Indihar se inclinó y cogió la jarra de cerveza medio vacía de Fuad. Se la llevó a los labios y acabó la cerveza.

—Creí que el pollero se estaba muriendo —dijo ella.

Fuad puso una cara pensativa y seria.

—Sí, bueno, lo estaba, pero cuando oyó a su hija reír y pronunciar su nombre, se curó milagrosamente.

—Aja —dijo Indihar—. Y tu mamá ¿de verdad cría gallinas?

—Oh, claro que sí —dijo, nervioso—, pero en este momento no tiene ninguna.

—¿Porque tú las vendiste?

—Le dije a mamá que debíamos empezar con gallinas más jóvenes que aún tuvieran dientes.

—Gracias a Dios tengo que ir a limpiar la cerveza derramada —dijo Indihar, regresando a la barra.

Apuré el último sorbo de mi Muerte Blanca.
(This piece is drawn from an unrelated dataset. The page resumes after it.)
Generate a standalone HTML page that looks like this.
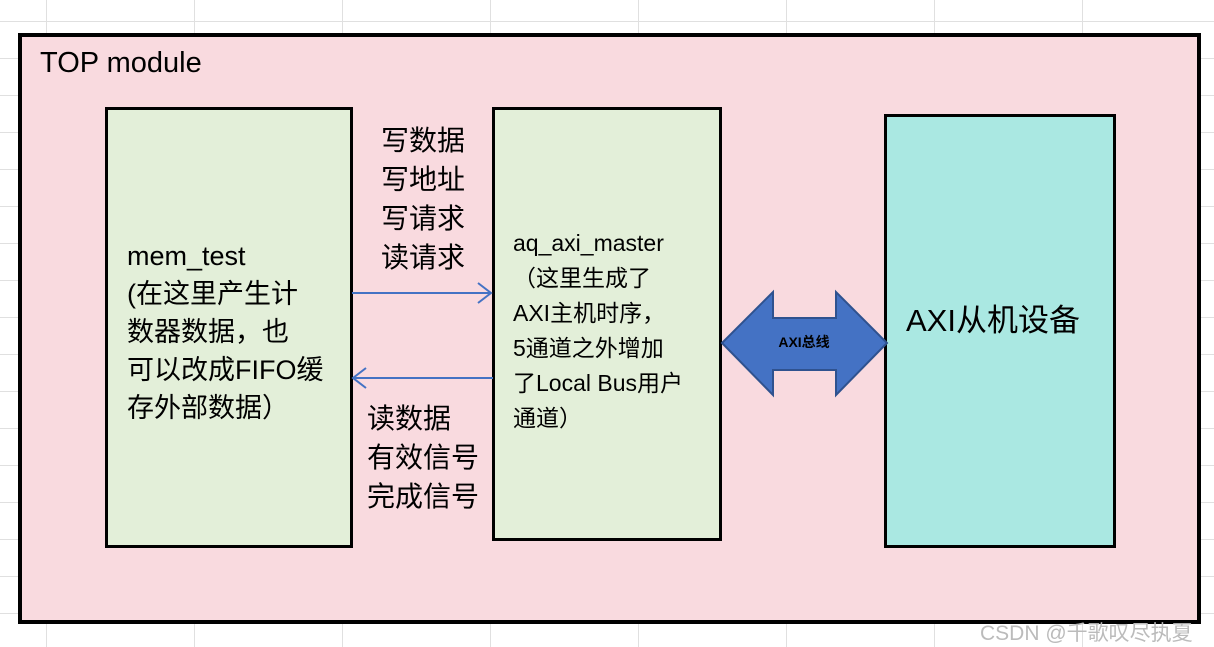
<!DOCTYPE html>
<html><head><meta charset="utf-8"><style>
body{margin:0;width:1214px;height:647px;overflow:hidden;background:#fff;position:relative;font-family:"Liberation Sans","Noto Sans CJK SC",sans-serif;}
.grid{position:absolute;left:0;top:0;width:1214px;height:647px;
background-image:linear-gradient(to right,#e0e0e0 1px,transparent 1px),linear-gradient(to bottom,#e0e0e0 1px,transparent 1px);
background-size:148px 37px;background-position:46px 21px;}
.b{position:absolute;box-sizing:border-box;}
.t{position:absolute;color:#000;white-space:nowrap;}
</style></head><body>
<div class="grid"></div>
<div class="b" style="left:18px;top:33px;width:1183px;height:591px;border:4px solid #000;background:#f9dadf"></div>
<div class="t" style="left:40px;top:47px;font-size:29px">TOP module</div>
<div class="b" style="left:105px;top:107px;width:248px;height:441px;border:3px solid #000;background:#e3efd9"></div>
<div class="t" style="left:127px;top:237px;font-size:27px;line-height:38px">mem_test<br>(在这里产生计<br>数器数据，也<br>可以改成FIFO缓<br>存外部数据）</div>
<div class="b" style="left:492px;top:107px;width:230px;height:434px;border:3px solid #000;background:#e3efd9"></div>
<div class="t" style="left:513px;top:226px;font-size:23px;line-height:35px">aq_axi_master<br>（这里生成了<br>AXI主机时序，<br>5通道之外增加<br>了Local Bus用户<br>通道）</div>
<div class="b" style="left:884px;top:114px;width:232px;height:434px;border:3px solid #000;background:#aae8e2"></div>
<div class="t" style="left:906px;top:295px;font-size:31px">AXI从机设备</div>
<div class="t" style="left:381px;top:121px;font-size:28px;line-height:39px">写数据<br>写地址<br>写请求<br>读请求</div>
<div class="t" style="left:367px;top:399px;font-size:28px;line-height:39px">读数据<br>有效信号<br>完成信号</div>
<svg class="b" style="left:0;top:0" width="1214" height="647">
<g stroke="#4472c4" stroke-width="2" fill="none">
<line x1="352" y1="293" x2="491" y2="293"/><polyline points="478,283 491,293 478,303"/>
<line x1="353" y1="378" x2="493" y2="378"/><polyline points="366,368 353,378 366,388"/>
</g>
<polygon points="722,343 773,292 773,318 836,318 836,292 887,343 836,395 836,370 773,370 773,395" fill="#4472c4" stroke="#2f528f" stroke-width="2"/>
<text x="804" y="347" font-size="14" font-weight="bold" text-anchor="middle" font-family="Liberation Sans,Noto Sans CJK SC,sans-serif">AXI总线</text>
</svg>
<div class="t" style="left:980px;top:617px;font-size:21px;color:#bbb">CSDN @千歌叹尽执夏</div>
</body></html>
Después de la historia de Fuad me apetecían tres o cuatro copas.

—¿Otra cerveza? —le pregunté.

Se levantó.

—Gracias, Marîd, pero tengo que ganar algún dinero. Quiero comprarle una cadena de oro a esa muchacha.

—¿Por qué no le das una de esas que intentas vender a los turistas?

Se quedó horrorizado.

—¡Me sacaría los ojos! —Me daba la impresión de que había encontrado otro amorcito ardiente—. Por cierto, Medio Hajj me dijo que te enseñara esto.